3 MILLIARDS DE VOYAGEURS PAR AN QUI PERMETTENT AUX VIRUS DE TENTER LEUR CHANCE AILLEURS

Une question non encore résolue est celle du devenir de la diversité microbienne dans ce contexte. Probablement de nombreux micro-organismes disparaîtront avec leurs hôtes habituels, ceux avec lesquels ils ont évolué. Dans le même temps, l’accroissement et l’extension des peuplements humains à la surface de la planète ainsi que la densité des échanges liés à la mondialisation, vont permettre à un grand nombre de microbes de tenter leur chance ailleurs. Les avions transportent 3 milliards de voyageurs chaque année sur 7 milliards d’humains contemporains. Nous ouvrons pas mal de portes à pas mal de virus, bactéries et parasites. Le moustique tigre est maintenant installé dans le sud méditerranéen de la France métropolitaine et les premiers cas autochtones de fièvre Chikungunya ont eu lieu durant l’été 2014. Des touristes continuent à rapporter des chiots non contrôlés de zones où la rage est toujours présente et cela se traduit régulièrement par des foyers rabiques. La mode des animaux de compagnie exotiques et la facilité des achats via le commerce électronique appauvrissent la macrobiodiversité mais enrichissent notre microbiodiversité.

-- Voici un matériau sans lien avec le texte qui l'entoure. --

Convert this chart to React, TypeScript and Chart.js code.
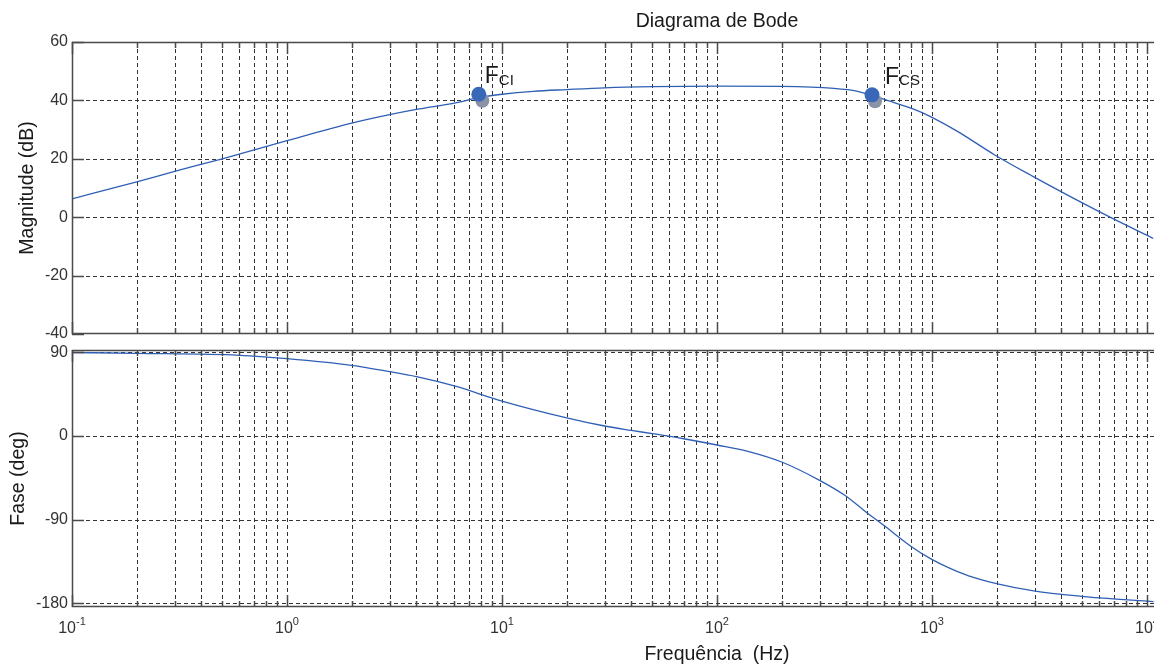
import React, { useEffect, useRef } from 'react';
import { Chart, registerables } from 'chart.js';

Chart.register(...registerables);

// ---- Data ----
const magFreq = [0.1, 0.2, 0.3, 0.5, 1, 2, 3, 4, 6, 8, 10, 14, 20, 30, 50, 100, 200, 350, 450, 530, 620, 850, 1000, 1320, 1950, 2960, 5030, 6730, 10700];
const magDb = [6.3, 12.1, 15.7, 20.0, 26.2, 32.2, 35.1, 36.9, 39.1, 41.1, 42.1, 43.1, 43.7, 44.3, 44.7, 44.9, 44.8, 44.1, 43.1, 41.6, 40.0, 36.6, 34.2, 29.3, 21.4, 13.9, 4.8, 0.0, -7.3];

const phaseFreq = [0.1, 0.2, 0.6, 1, 2, 3, 4, 6, 10, 20, 29.6, 40, 51, 70, 100, 142, 200, 300, 393, 493, 596, 806, 993, 1200, 1479, 1995, 2972, 4954, 7800, 10720];
const phaseDeg = [89.8, 88.9, 86.8, 83.2, 76, 69.2, 63.8, 53.8, 37.6, 19.5, 11, 6.0, 2.2, -3, -9.7, -17, -28, -47.7, -63.8, -81.8, -96.1, -119.4, -132.5, -142, -150.5, -158.8, -166.7, -172.5, -176, -178.2];

const markerFreq = [7.8, 526];
const markerDb = [42.1, 41.9];
const shadowFreq = [8.1, 543];
const shadowDb = [39.9, 39.7];
const markerSub = ['CI', 'CS'];
const markerMain = 'F';

const magTicks = [-40, -20, 0, 20, 40, 60];
const phaseTicks = [-180, -90, 0, 90];
const decadeExps = [-1, 0, 1, 2, 3, 4, 5];

const TITLE = 'Diagrama de Bode';
const MAG_LABEL = 'Magnitude (dB)';
const PHASE_LABEL = 'Fase (deg)';
const FREQ_LABEL = 'Frequência  (Hz)';

// ---- Styles ----
const FONT = '"Liberation Sans", Arial, sans-serif';
const TEXT = '#1a1a1a';
const GRID = '#333333';
const AXIS = '#4a4a4a';
const LINE = '#2f5fb5';
const DOT = '#3a68b8';
const SHADOW = '#8a93a6';
const W = 1372;
const LABEL_SIZE = 19.5;
const MARKER_LABEL_DX = [6, 13];

Chart.defaults.font.family = FONT;

const xGridValues: number[] = [];
for (let e = -1; e <= 4; e++) {
  for (let m = 1; m <= 9; m++) xGridValues.push(m * Math.pow(10, e));
}
xGridValues.push(1e5);

function makeAxesPlugin(yVals: number[]) {
  return {
    id: 'matlabAxes',
    beforeDatasetsDraw(chart: any) {
      const { ctx, chartArea: a, scales } = chart;
      const xs = scales.x;
      const ys = scales.y;
      ctx.save();
      ctx.beginPath();
      ctx.rect(a.left, a.top, a.right - a.left, a.bottom - a.top);
      ctx.clip();
      ctx.strokeStyle = GRID;
      ctx.lineWidth = 1;
      ctx.setLineDash([4, 3]);
      for (const v of xGridValues) {
        const px = Math.round(xs.getPixelForValue(v)) + 0.5;
        if (px <= a.left + 1 || px >= a.right - 1) continue;
        ctx.beginPath();
        ctx.moveTo(px, a.top);
        ctx.lineTo(px, a.bottom);
        ctx.stroke();
      }
      for (const v of yVals) {
        const py = Math.round(ys.getPixelForValue(v)) + 0.5;
        if (py <= a.top + 1 || py >= a.bottom - 1) continue;
        ctx.beginPath();
        ctx.moveTo(a.left, py);
        ctx.lineTo(a.right, py);
        ctx.stroke();
      }
      ctx.restore();
    },
    afterDatasetsDraw(chart: any) {
      const { ctx, chartArea: a, scales } = chart;
      const xs = scales.x;
      const ys = scales.y;
      ctx.save();
      ctx.setLineDash([]);
      ctx.strokeStyle = AXIS;
      ctx.lineWidth = 1.5;
      for (const v of xGridValues) {
        const px = Math.round(xs.getPixelForValue(v)) + 0.5;
        const major = Math.abs(Math.log10(v) - Math.round(Math.log10(v))) < 1e-9;
        const len = major ? 12 : 6;
        ctx.beginPath();
        ctx.moveTo(px, a.top);
        ctx.lineTo(px, a.top + len);
        ctx.moveTo(px, a.bottom);
        ctx.lineTo(px, a.bottom - len);
        ctx.stroke();
      }
      for (const v of yVals) {
        const py = Math.round(ys.getPixelForValue(v)) + 0.5;
        ctx.beginPath();
        ctx.moveTo(a.left, py);
        ctx.lineTo(a.left + 12, py);
        ctx.moveTo(a.right, py);
        ctx.lineTo(a.right - 12, py);
        ctx.stroke();
      }
      ctx.beginPath();
      ctx.rect(a.left + 0.5, a.top + 0.5, a.right - a.left - 1, a.bottom - a.top - 1);
      ctx.stroke();
      ctx.restore();
    },
  };
}

const markerLabelPlugin = {
  id: 'markerLabels',
  afterDatasetsDraw(chart: any) {
    const { ctx, scales } = chart;
    ctx.save();
    ctx.fillStyle = TEXT;
    ctx.textBaseline = 'alphabetic';
    ctx.textAlign = 'left';
    markerFreq.forEach((f, i) => {
      const px = scales.x.getPixelForValue(f);
      const py = scales.y.getPixelForValue(markerDb[i]);
      ctx.font = `23px ${FONT}`;
      const x0 = px + MARKER_LABEL_DX[i];
      const y0 = py - 11;
      ctx.fillText(markerMain, x0, y0);
      const w = ctx.measureText(markerMain).width;
      ctx.font = `15px ${FONT}`;
      ctx.fillText(markerSub[i], x0 + w, y0 + 1.5);
    });
    ctx.restore();
  },
};

const xTickLabelPlugin = {
  id: 'xTickLabels',
  afterDraw(chart: any) {
    const { ctx, chartArea: a, scales } = chart;
    ctx.save();
    ctx.fillStyle = '#333';
    ctx.textBaseline = 'alphabetic';
    ctx.textAlign = 'left';
    for (const e of decadeExps) {
      const px = scales.x.getPixelForValue(Math.pow(10, e));
      ctx.font = `16px ${FONT}`;
      const w1 = ctx.measureText('10').width;
      ctx.font = `11px ${FONT}`;
      const exp = String(e);
      const w2 = ctx.measureText(exp).width;
      const left = px - (w1 + w2) / 2;
      ctx.font = `16px ${FONT}`;
      ctx.fillText('10', left, a.bottom + 26);
      ctx.font = `11px ${FONT}`;
      ctx.fillText(exp, left + w1, a.bottom + 18);
    }
    ctx.restore();
  },
};

function yAxis(min: number, max: number, ticks: number[], label: string, titlePad: number) {
  return {
    type: 'linear',
    min,
    max,
    grid: { display: false, drawTicks: false },
    border: { display: false },
    ticks: { font: { size: 16 }, color: '#333', padding: 4 },
    afterBuildTicks: (s: any) => {
      s.ticks = ticks.map((v) => ({ value: v }));
    },
    afterFit: (s: any) => {
      s.width = 72;
      s.paddingTop = 0;
      s.paddingBottom = 0;
    },
    title: {
      display: true,
      text: label,
      font: { size: LABEL_SIZE },
      color: TEXT,
      padding: { top: titlePad, bottom: 0 },
    },
  };
}

export default function App() {
  const magRef = useRef<HTMLCanvasElement>(null);
  const phRef = useRef<HTMLCanvasElement>(null);

  useEffect(() => {
    const magChart = new Chart(magRef.current as HTMLCanvasElement, {
      type: 'line',
      data: {
        datasets: [
          {
            data: markerFreq.map((f, i) => ({ x: f, y: markerDb[i] })),
            showLine: false,
            pointRadius: 7.5,
            pointBackgroundColor: DOT,
            pointBorderWidth: 0,
            order: 0,
          },
          {
            data: shadowFreq.map((f, i) => ({ x: f, y: shadowDb[i] })),
            showLine: false,
            pointRadius: 7,
            pointBackgroundColor: SHADOW,
            pointBorderWidth: 0,
            order: 1,
          },
          {
            data: magFreq.map((f, i) => ({ x: f, y: magDb[i] })),
            borderColor: LINE,
            borderWidth: 1.3,
            pointRadius: 0,
            cubicInterpolationMode: 'monotone',
            order: 2,
          },
        ],
      },
      options: {
        responsive: false,
        animation: false,
        events: [],
        layout: { padding: { left: 0, right: 10, top: 0, bottom: 0 } },
        plugins: {
          legend: { display: false },
          tooltip: { enabled: false },
          title: {
            display: true,
            text: TITLE,
            fullSize: false,
            font: { size: LABEL_SIZE, weight: 'normal', lineHeight: 1.2 },
            color: TEXT,
            padding: { top: 10, bottom: 8.6 },
          },
        },
        scales: {
          x: {
            type: 'logarithmic',
            min: 0.1,
            max: 1e5,
            grid: { display: false },
            border: { display: false },
            ticks: { display: false },
            afterFit: (s: any) => {
              s.height = 8;
              s.paddingLeft = 0;
              s.paddingRight = 0;
            },
          },
          y: yAxis(-40, 60, magTicks, MAG_LABEL, 16),
        },
      } as any,
      plugins: [makeAxesPlugin(magTicks), markerLabelPlugin],
    });

    const phChart = new Chart(phRef.current as HTMLCanvasElement, {
      type: 'line',
      data: {
        datasets: [
          {
            data: phaseFreq.map((f, i) => ({ x: f, y: phaseDeg[i] })),
            borderColor: LINE,
            borderWidth: 1.3,
            pointRadius: 0,
            cubicInterpolationMode: 'monotone',
          },
        ],
      },
      options: {
        responsive: false,
        animation: false,
        events: [],
        layout: { padding: { left: 0, right: 10, top: 8, bottom: 0 } },
        plugins: {
          legend: { display: false },
          tooltip: { enabled: false },
        },
        scales: {
          x: {
            type: 'logarithmic',
            min: 0.1,
            max: 1e5,
            grid: { display: false },
            border: { display: false },
            ticks: { display: false },
            title: {
              display: true,
              text: FREQ_LABEL,
              font: { size: LABEL_SIZE, lineHeight: 1.0 },
              color: TEXT,
              padding: { top: 0, bottom: 0 },
            },
            afterFit: (s: any) => {
              s.height = 57;
              s.paddingLeft = 0;
              s.paddingRight = 0;
            },
          },
          y: yAxis(-184, 92.5, phaseTicks, PHASE_LABEL, 7),
        },
      } as any,
      plugins: [makeAxesPlugin(phaseTicks), xTickLabelPlugin],
    });

    return () => {
      magChart.destroy();
      phChart.destroy();
    };
  }, []);

  return (
    <div
      style={{
        position: 'absolute',
        left: 0,
        top: 0,
        width: 1154,
        height: 664,
        overflow: 'hidden',
        background: '#fff',
      }}
    >
      <canvas
        ref={magRef}
        width={W}
        height={342}
        style={{ position: 'absolute', left: 0, top: 0, width: W, height: 342, display: 'block' }}
      />
      <canvas
        ref={phRef}
        width={W}
        height={322}
        style={{ position: 'absolute', left: 0, top: 342, width: W, height: 322, display: 'block' }}
      />
    </div>
  );
}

Certaines études, encore discutées, suggèrent que des écosystèmes peu perturbés, peu diminués, sont plus résilients aux bouleversements y compris de type épidémiques, que les écosystèmes très dégradés. D’autres études ne le démontrent pas, voire proposent le contraire. Il pourait ne pas y avoir de règle générale à ce niveau, cela peut dépendre du système en question et des espèces présentes.